Thursday, 8 December 2016

An exercise in futility


I have heard both sides of the debate on who has the right to invoke article 50. Both sides would have it that it is clear cut. I am not sure. In this I don't think judges can lay claim to any special wisdom. These issues really depend on which prism you look through based on a sequence of events, the order of which is still disputed. It may just as easily be decided on the toss of a coin. I suppose the validity of it really depends more on the constitutional precedent it sets, but then this is a rather unprecedented set of circumstances. The point for me is more moral than legal and I don't think the involvement of the courts is required. This is a political matter for politics to resolve.

In this I would lean in the direction of the government simply because parliament has waived the decision by way of holding a referendum, which may or may not be legally advisory but politically is not. If MPs wanted to reserve the decision on leaving the EU for parliament then they should never have voted to have a referendum. I don't think at this point parliament has any right to intervene, nor is their contribution especially useful since they cannot bind the government in negotiations. I am not seeing a point to this unless they intend to block it, which they won't if they value their jobs.

Consequently I am disengaged from all this and if I understand the vote last night, that is largely symbolic. The only real justification that now stands is that parliament must have at least have some clue what the government is aiming for to ensure the PM is at the very least sane.

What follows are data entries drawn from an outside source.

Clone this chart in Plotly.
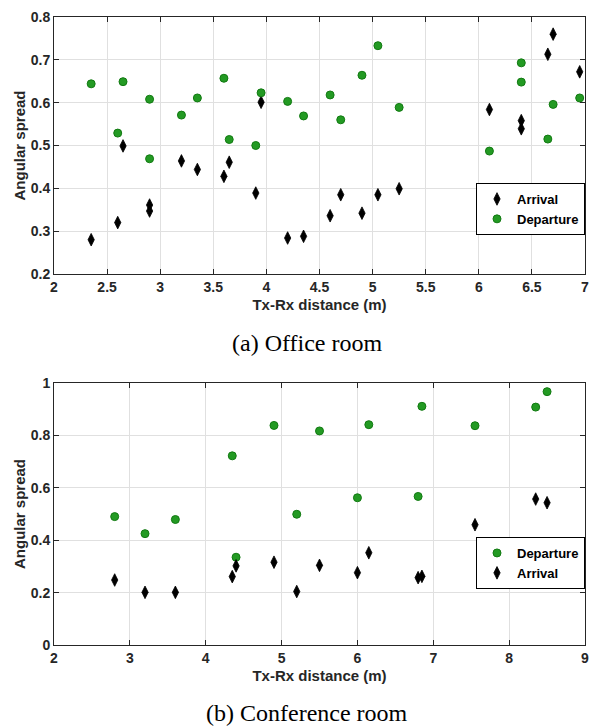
import plotly.graph_objects as go

# ---- Data: (a) Office room ----
office_arr_x = [2.35, 2.6, 2.65, 2.9, 2.9, 3.2, 3.35, 3.6, 3.65, 3.9, 3.95, 4.2,
                4.35, 4.6, 4.7, 4.9, 5.05, 5.25, 6.1, 6.4, 6.4, 6.65, 6.7, 6.95]
office_arr_y = [0.280, 0.320, 0.499, 0.361, 0.347, 0.464, 0.444, 0.428, 0.461, 0.389, 0.601, 0.284,
                0.288, 0.336, 0.385, 0.342, 0.385, 0.399, 0.584, 0.558, 0.539, 0.713, 0.760, 0.672]
office_dep_x = [2.35, 2.6, 2.65, 2.9, 2.9, 3.2, 3.35, 3.6, 3.65, 3.9, 3.95, 4.2,
                4.35, 4.6, 4.7, 4.9, 5.05, 5.25, 6.1, 6.4, 6.4, 6.65, 6.7, 6.95]
office_dep_y = [0.644, 0.529, 0.649, 0.608, 0.469, 0.571, 0.611, 0.657, 0.514, 0.500, 0.623, 0.603,
                0.569, 0.618, 0.560, 0.664, 0.733, 0.589, 0.487, 0.693, 0.648, 0.515, 0.596, 0.611]

# ---- Data: (b) Conference room ----
conf_dep_x = [2.8, 3.2, 3.6, 4.35, 4.4, 4.9, 5.2, 5.5, 6.0, 6.15, 6.8, 6.85, 7.55, 8.35, 8.5]
conf_dep_y = [0.490, 0.425, 0.479, 0.722, 0.335, 0.838, 0.499, 0.817, 0.562, 0.841, 0.567, 0.911, 0.837, 0.908, 0.967]
conf_arr_x = [2.8, 3.2, 3.6, 4.35, 4.4, 4.9, 5.2, 5.5, 6.0, 6.15, 6.8, 6.85, 7.55, 8.35, 8.5]
conf_arr_y = [0.248, 0.201, 0.201, 0.261, 0.302, 0.316, 0.204, 0.304, 0.276, 0.352, 0.257, 0.262, 0.459, 0.557, 0.543]

office_xticks = [2, 2.5, 3, 3.5, 4, 4.5, 5, 5.5, 6, 6.5, 7]
office_yticks = [0.2, 0.3, 0.4, 0.5, 0.6, 0.7, 0.8]
conf_xticks = [2, 3, 4, 5, 6, 7, 8, 9]
conf_yticks = [0, 0.2, 0.4, 0.6, 0.8, 1]

GREEN = "#239a23"
GREEN_EDGE = "#127a12"
AX = "#262626"
GRID = "#e0e0e0"

arr_marker = dict(symbol="diamond-tall", size=9, color="black", line=dict(color="black", width=0.8))
dep_marker = dict(symbol="circle", size=8, color=GREEN, line=dict(color=GREEN_EDGE, width=1))

fig = go.Figure()
fig.add_trace(go.Scatter(x=office_arr_x, y=office_arr_y, mode="markers", name="<b>Arrival</b>",
                         marker=arr_marker, xaxis="x", yaxis="y", legend="legend"))
fig.add_trace(go.Scatter(x=office_dep_x, y=office_dep_y, mode="markers", name="<b>Departure</b>",
                         marker=dep_marker, xaxis="x", yaxis="y", legend="legend"))
fig.add_trace(go.Scatter(x=conf_dep_x, y=conf_dep_y, mode="markers", name="<b>Departure</b>",
                         marker=dep_marker, xaxis="x2", yaxis="y2", legend="legend2"))
fig.add_trace(go.Scatter(x=conf_arr_x, y=conf_arr_y, mode="markers", name="<b>Arrival</b>",
                         marker=arr_marker, xaxis="x2", yaxis="y2", legend="legend2"))

tickfont = dict(family="Liberation Sans, Arial", size=14, color=AX)
titlefont = dict(family="Liberation Sans, Arial", size=15, color=AX)

def ax_common():
    return dict(showline=True, linecolor=AX, linewidth=1, mirror="ticks",
                ticks="inside", ticklen=5, tickcolor=AX, tickwidth=1,
                showgrid=True, gridcolor=GRID, gridwidth=1, zeroline=False,
                tickfont=tickfont, automargin=False, ticklabeloverflow="allow")

def bold_ticks(vals, fmt):
    return [f"<b>{fmt(v)}</b>" for v in vals]

def fmt_num(v):
    return f"{v:g}"

H = 628.0
top_y0 = 1 - 257 / H
bot_y1 = 1 - 366 / H

legfont = dict(family="Liberation Sans, Arial", size=13, color="black")

fig.update_layout(
    width=603, height=727,
    margin=dict(l=46, r=26, t=9, b=90),
    paper_bgcolor="white", plot_bgcolor="white",
    xaxis=dict(domain=[0, 1], range=[2, 7], tickvals=office_xticks,
               ticktext=bold_ticks(office_xticks, fmt_num), anchor="y",
               title=dict(text="<b>Tx-Rx distance (m)</b>", font=titlefont, standoff=5),
               **ax_common()),
    yaxis=dict(domain=[top_y0, 1], range=[0.2, 0.8], tickvals=office_yticks,
               ticktext=bold_ticks(office_yticks, lambda v: f"{v:.1f}"), anchor="x",
               title=dict(text="<b>Angular spread</b>", font=titlefont, standoff=1),
               **ax_common()),
    xaxis2=dict(domain=[0, 1], range=[2, 9], tickvals=conf_xticks,
                ticktext=bold_ticks(conf_xticks, fmt_num), anchor="y2",
                title=dict(text="<b>Tx-Rx distance (m)</b>", font=titlefont, standoff=5),
                **ax_common()),
    yaxis2=dict(domain=[0, bot_y1], range=[0, 1], tickvals=conf_yticks,
                ticktext=bold_ticks(conf_yticks, fmt_num), anchor="x2",
                title=dict(text="<b>Angular spread</b>", font=titlefont, standoff=1),
                **ax_common()),
    legend=dict(x=1, xanchor="right", y=1 - 192 / H, yanchor="middle",
                bgcolor="white", bordercolor="black", borderwidth=1,
                font=legfont, itemwidth=30, tracegroupgap=0),
    legend2=dict(x=1, xanchor="right", y=1 - 546 / H, yanchor="middle",
                 bgcolor="white", bordercolor="black", borderwidth=1,
                 font=legfont, itemwidth=30, tracegroupgap=0),
    showlegend=True,
)

capfont = dict(family="Liberation Serif, Times New Roman", size=24, color="black")
fig.add_annotation(text="(a) Office room", xref="paper", yref="paper",
                   x=0.476, y=1 - 326 / H, xanchor="center", yanchor="middle", showarrow=False,
                   font=capfont)
fig.add_annotation(text="(b) Conference room", xref="paper", yref="paper",
                   x=0.476, y=1 - 696 / H, xanchor="center", yanchor="middle", showarrow=False,
                   font=capfont)

fig.write_html("out.html")
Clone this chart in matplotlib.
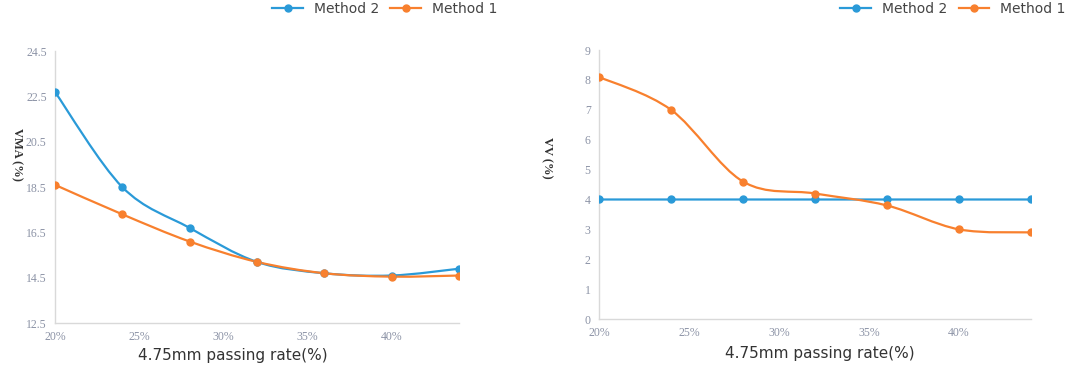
#!/usr/bin/env python3
import numpy as np
import matplotlib
matplotlib.use('Agg')
import matplotlib.pyplot as plt
from matplotlib.path import Path
from matplotlib.patches import PathPatch

# passing rate of the 4.75mm sieve (%)
passing = [20, 24, 28, 32, 36, 40, 44]
xticks = [20, 25, 30, 35, 40]
xticklabels = ['20%', '25%', '30%', '35%', '40%']

# VMA (%)
vma_m2 = [22.7, 18.5, 16.7, 15.2, 14.7, 14.6, 14.9]
vma_m1 = [18.6, 17.3, 16.1, 15.2, 14.7, 14.55, 14.6]

# VV (%)
vv_m2 = [4.0, 4.0, 4.0, 4.0, 4.0, 4.0, 4.0]
vv_m1 = [8.1, 7.0, 4.6, 4.2, 3.8, 3.0, 2.9]

BLUE = '#2a9ad8'
ORANGE = '#f8802e'
TICK_COLOR = '#8c93a6'
SPINE_COLOR = '#d9d9d9'


def smooth_path(x, y):
    # excel-like smoothed line: catmull-rom segments drawn as cubic beziers
    x = np.asarray(x, float)
    y = np.asarray(y, float)
    pts = np.column_stack([x, y])
    verts = [pts[0]]
    codes = [Path.MOVETO]
    n = len(pts)
    for i in range(n - 1):
        p0 = pts[i - 1] if i > 0 else pts[i]
        p1 = pts[i]
        p2 = pts[i + 1]
        p3 = pts[i + 2] if i + 2 < n else pts[i + 1]
        c1 = p1 + (p2 - p0) / 6.0
        c2 = p2 - (p3 - p1) / 6.0
        verts += [c1, c2, p2]
        codes += [Path.CURVE4] * 3
    return Path(verts, codes)


def draw_series(ax, x, y, color, label):
    ax.add_patch(PathPatch(smooth_path(x, y), facecolor='none', edgecolor=color,
                           lw=1.6, zorder=2))
    ax.plot(x, y, 'o', color=color, ms=5, zorder=3)
    # legend handle
    ax.plot([], [], '-o', color=color, ms=5, lw=1.6, label=label)


def style_axes(ax, ylim, yticks, ylabel, xlabel_x, xlabel_y):
    ax.set_xlim(20, 44)
    ax.set_ylim(*ylim)
    ax.set_xticks(xticks)
    ax.set_xticklabels(xticklabels)
    ax.set_yticks(yticks)
    for s in ['top', 'right']:
        ax.spines[s].set_visible(False)
    for s in ['left', 'bottom']:
        ax.spines[s].set_color(SPINE_COLOR)
        ax.spines[s].set_linewidth(1.0)
    ax.tick_params(length=0, pad=6, labelsize=8.5, labelcolor=TICK_COLOR)
    for t in ax.get_xticklabels() + ax.get_yticklabels():
        t.set_family('Liberation Serif')
    ax.set_ylabel(ylabel, rotation=270, family='Liberation Serif',
                  fontsize=9, color='#333333', fontweight='bold')
    ax.set_xlabel('4.75mm passing rate(%)', fontsize=11, color='#333333',
                  family='DejaVu Sans')
    ax.xaxis.set_label_coords(xlabel_x, xlabel_y)


def main():
    fig = plt.figure(figsize=(10.72, 3.68), dpi=100)

    ax1 = fig.add_axes([0.0513, 0.122, 0.3769, 0.739])
    draw_series(ax1, passing, vma_m2, BLUE, 'Method 2')
    draw_series(ax1, passing, vma_m1, ORANGE, 'Method 1')
    style_axes(ax1, (12.5, 24.5), np.arange(12.5, 24.6, 2.0), 'VMA (%)', 0.44, -0.09)
    ax1.yaxis.set_label_coords(-0.11, 0.62)
    ax1.set_yticklabels(['%.1f' % v for v in np.arange(12.5, 24.6, 2.0)])
    h, l = ax1.get_legend_handles_labels()
    fig.legend(h, l, loc='center', bbox_to_anchor=(0.359, 0.975), ncol=2, frameon=False,
               fontsize=10, handlelength=2.2, columnspacing=0.8, handletextpad=0.8,
               labelcolor='#444444')

    ax2 = fig.add_axes([0.5588, 0.133, 0.403, 0.731])
    draw_series(ax2, passing, vv_m2, BLUE, 'Method 2')
    draw_series(ax2, passing, vv_m1, ORANGE, 'Method 1')
    style_axes(ax2, (0, 9), np.arange(0, 10, 1), 'VV (%)', 0.51, -0.1)
    ax2.yaxis.set_label_coords(-0.135, 0.6)
    h, l = ax2.get_legend_handles_labels()
    fig.legend(h, l, loc='center', bbox_to_anchor=(0.889, 0.975), ncol=2, frameon=False,
               fontsize=10, handlelength=2.2, columnspacing=0.8, handletextpad=0.8,
               labelcolor='#444444')

    fig.savefig('out.png', dpi=100, facecolor='white')


if __name__ == '__main__':
    main()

But even then that is stretching it. Parliament wants to be involved to avert a hard Brexit but invoking Article 50 and electing for a negotiated settlement is by definition not hard Brexit, and if they were at all issue literate they would know that Mrs May is seeking to avert a cliff edge. She has even said so. How the government shapes that is entirely the government's business as the executive.

What I would note though is that this wouldn't even have been an issue if the leave campaign had set out a particular set of objectives and a roadmap for getting it. Had they set out a credible alternative to EU membership and one that could be considered sane, parliament would know what the direction of travel was and would have no real mandate to intervene. The uncertainty and incoherence invited exactly these shenanigans.

Meanwhile Twitter is awash with damp toryboys praising various politicians for their "superb oration" in last nights debate. Thing is, if I want to listen to eloquent people spouting off entirely generic rhetoric there are any number of places you can hear exactly that. It is not the mark of a good MP. Even the loathsome Mhairi Black can on occasion rattle off some sincere and impressive rhetoric. What marks a good MP is someone who has bothered to familiarise themselves with the issues to a degree one might expect from people whose actual job it is to know the details.

MPs are paid to know what they are saying - they have a generous allowance for staff to do their research, they have the HoC library, the resources of government which they can tap into via parliamentary questions, and they have select committees which can be used to explore issues. As individuals, they have absolutely no excuses for being ill-informed yet still we find them wide of the mark. We might then ask what the point is of giving them the opportunity to scrutinise when they are manifestly incapable of doing so and wouldn't bother even if they weren't?